--- Start Dataset excerpts ---

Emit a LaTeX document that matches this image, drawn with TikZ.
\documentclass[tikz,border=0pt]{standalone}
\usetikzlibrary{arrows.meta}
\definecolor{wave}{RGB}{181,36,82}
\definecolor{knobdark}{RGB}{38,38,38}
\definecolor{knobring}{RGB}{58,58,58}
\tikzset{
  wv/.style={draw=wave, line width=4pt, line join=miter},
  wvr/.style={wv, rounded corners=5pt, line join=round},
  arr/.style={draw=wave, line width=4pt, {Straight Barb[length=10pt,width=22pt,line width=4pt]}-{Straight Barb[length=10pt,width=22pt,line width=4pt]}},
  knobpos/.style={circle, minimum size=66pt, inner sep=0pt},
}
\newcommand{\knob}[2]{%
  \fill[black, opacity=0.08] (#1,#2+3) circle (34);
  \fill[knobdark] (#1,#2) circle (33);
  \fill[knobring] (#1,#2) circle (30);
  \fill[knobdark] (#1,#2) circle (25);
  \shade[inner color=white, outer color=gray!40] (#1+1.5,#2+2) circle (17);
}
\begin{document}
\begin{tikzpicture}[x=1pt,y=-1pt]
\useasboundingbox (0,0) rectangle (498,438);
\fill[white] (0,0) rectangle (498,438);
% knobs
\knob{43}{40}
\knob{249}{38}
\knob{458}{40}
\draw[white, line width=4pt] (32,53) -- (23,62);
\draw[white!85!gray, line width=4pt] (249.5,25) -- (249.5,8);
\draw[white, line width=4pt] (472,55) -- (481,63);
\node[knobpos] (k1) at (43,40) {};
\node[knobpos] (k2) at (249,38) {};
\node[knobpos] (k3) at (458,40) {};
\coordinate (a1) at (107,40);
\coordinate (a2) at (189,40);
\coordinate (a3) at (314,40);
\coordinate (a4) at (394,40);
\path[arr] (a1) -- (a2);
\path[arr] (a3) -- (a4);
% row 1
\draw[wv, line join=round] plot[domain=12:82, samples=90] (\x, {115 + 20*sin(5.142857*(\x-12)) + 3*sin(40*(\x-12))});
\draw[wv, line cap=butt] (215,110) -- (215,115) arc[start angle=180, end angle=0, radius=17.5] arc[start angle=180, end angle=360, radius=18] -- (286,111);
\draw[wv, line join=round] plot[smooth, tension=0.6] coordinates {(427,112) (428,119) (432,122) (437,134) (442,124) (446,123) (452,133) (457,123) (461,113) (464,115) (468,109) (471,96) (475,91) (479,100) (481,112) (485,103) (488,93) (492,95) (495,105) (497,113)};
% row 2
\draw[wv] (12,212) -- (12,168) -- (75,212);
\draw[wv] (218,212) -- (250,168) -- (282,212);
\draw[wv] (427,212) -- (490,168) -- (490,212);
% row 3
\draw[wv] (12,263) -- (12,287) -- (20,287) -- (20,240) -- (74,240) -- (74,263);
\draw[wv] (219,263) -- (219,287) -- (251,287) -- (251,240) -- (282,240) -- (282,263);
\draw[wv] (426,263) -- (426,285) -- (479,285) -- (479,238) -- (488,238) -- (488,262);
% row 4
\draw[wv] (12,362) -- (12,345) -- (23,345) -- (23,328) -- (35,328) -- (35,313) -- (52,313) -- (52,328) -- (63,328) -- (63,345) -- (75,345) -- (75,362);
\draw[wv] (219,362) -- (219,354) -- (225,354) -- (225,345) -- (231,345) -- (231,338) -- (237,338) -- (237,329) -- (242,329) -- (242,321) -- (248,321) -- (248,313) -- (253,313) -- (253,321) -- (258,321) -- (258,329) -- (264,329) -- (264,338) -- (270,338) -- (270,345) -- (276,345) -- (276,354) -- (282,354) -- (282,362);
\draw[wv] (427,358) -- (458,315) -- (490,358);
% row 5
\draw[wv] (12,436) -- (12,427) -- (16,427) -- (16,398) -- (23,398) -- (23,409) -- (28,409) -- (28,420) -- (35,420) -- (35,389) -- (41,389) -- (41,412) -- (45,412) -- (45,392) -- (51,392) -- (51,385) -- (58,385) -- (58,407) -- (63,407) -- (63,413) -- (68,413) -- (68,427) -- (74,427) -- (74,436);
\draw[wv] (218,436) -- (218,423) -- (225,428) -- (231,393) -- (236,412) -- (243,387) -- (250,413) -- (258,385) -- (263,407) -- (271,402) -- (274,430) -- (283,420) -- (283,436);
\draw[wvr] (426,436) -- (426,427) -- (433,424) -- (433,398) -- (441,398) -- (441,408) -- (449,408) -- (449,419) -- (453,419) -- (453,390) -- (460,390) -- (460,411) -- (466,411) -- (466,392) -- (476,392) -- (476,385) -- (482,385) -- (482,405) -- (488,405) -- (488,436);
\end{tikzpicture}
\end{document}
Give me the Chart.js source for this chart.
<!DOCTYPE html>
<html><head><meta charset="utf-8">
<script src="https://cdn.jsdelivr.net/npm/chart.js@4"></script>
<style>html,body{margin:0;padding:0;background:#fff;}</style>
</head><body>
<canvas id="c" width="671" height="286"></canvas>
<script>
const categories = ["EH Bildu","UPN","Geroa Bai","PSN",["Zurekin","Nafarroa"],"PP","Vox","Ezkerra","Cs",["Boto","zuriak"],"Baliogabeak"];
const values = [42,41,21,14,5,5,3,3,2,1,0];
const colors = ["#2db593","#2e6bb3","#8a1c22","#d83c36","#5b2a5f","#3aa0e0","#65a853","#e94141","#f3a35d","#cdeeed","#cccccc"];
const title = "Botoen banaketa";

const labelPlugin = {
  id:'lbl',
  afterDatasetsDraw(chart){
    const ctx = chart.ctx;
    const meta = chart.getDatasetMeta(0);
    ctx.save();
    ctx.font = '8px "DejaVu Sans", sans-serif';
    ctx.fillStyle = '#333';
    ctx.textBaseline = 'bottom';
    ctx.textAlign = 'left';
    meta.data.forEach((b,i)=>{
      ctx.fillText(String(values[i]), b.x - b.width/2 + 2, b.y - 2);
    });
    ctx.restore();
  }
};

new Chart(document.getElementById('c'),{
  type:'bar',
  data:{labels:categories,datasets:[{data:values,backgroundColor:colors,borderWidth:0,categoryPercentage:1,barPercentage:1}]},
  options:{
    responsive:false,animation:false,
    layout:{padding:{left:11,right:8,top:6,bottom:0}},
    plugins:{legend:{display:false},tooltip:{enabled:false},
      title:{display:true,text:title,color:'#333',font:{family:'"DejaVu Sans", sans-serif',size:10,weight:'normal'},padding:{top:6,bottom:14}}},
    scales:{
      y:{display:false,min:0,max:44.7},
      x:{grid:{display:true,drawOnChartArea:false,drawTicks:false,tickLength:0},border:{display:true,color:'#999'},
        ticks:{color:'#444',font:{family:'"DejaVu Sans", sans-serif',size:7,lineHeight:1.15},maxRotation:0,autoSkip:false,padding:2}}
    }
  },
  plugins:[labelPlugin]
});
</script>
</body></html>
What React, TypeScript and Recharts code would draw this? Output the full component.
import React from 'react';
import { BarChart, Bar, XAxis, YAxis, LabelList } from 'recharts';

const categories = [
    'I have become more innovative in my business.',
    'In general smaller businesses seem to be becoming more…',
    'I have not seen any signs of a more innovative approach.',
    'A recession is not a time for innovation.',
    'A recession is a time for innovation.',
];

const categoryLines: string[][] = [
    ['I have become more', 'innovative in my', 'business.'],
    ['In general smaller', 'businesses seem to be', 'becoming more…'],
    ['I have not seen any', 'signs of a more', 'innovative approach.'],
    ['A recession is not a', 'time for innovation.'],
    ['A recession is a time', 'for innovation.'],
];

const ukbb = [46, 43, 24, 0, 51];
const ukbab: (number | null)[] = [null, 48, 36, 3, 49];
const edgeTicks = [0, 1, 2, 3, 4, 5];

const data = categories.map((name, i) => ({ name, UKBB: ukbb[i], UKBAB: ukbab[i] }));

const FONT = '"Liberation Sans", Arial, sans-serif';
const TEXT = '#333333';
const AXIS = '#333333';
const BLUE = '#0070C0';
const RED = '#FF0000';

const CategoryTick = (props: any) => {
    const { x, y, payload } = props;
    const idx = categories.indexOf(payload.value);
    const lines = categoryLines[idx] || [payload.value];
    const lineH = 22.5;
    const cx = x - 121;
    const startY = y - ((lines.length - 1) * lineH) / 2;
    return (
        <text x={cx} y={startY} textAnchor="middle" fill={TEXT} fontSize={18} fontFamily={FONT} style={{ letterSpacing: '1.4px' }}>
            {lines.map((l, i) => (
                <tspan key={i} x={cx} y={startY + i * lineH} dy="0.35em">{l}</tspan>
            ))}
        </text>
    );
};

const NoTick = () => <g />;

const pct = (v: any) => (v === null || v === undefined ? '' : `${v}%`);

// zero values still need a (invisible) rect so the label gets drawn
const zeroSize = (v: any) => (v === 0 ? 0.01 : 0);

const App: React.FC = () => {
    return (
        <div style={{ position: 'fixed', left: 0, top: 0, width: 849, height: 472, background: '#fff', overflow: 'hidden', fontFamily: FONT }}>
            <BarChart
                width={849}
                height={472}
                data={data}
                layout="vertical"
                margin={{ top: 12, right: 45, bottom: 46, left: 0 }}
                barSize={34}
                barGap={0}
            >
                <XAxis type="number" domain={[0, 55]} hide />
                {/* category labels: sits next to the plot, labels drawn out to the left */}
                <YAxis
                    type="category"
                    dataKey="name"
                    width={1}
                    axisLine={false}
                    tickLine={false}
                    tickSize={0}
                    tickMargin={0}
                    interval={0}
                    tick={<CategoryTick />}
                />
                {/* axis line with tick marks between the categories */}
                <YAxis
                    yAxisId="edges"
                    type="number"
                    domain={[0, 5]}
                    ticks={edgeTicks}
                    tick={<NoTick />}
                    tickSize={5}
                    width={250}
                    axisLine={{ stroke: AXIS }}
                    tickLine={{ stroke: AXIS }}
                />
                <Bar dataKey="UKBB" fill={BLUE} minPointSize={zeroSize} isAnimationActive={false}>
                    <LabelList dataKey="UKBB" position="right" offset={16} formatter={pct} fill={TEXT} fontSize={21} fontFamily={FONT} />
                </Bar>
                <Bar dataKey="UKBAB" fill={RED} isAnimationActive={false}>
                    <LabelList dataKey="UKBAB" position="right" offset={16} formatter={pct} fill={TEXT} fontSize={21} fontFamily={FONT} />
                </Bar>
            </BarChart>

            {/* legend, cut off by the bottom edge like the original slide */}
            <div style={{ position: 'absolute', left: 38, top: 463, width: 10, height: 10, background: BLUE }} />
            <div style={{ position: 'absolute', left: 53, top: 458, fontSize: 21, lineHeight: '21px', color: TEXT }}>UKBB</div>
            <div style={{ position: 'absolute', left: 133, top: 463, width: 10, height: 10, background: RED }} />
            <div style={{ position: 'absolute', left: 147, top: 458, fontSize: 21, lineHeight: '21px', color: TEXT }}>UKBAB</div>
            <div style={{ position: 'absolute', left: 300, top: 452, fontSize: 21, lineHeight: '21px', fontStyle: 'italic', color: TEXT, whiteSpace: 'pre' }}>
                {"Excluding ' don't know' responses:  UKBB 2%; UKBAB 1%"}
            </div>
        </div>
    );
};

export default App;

--- End Dataset excerpts ---
--- Start Dataset excerpts ---

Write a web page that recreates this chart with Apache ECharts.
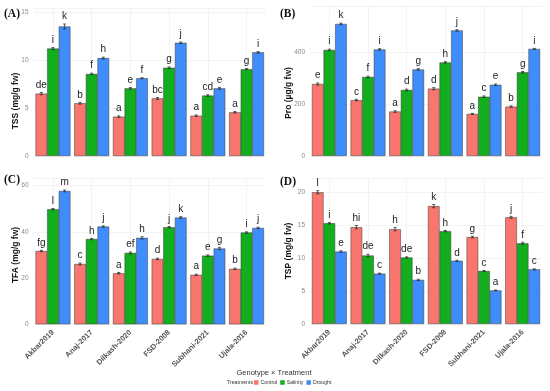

--- End Dataset excerpts ---

What needs to be done: Establish how many lines of the material above hold the word "this". Nothing but the count should be returned.

Exercise result: 4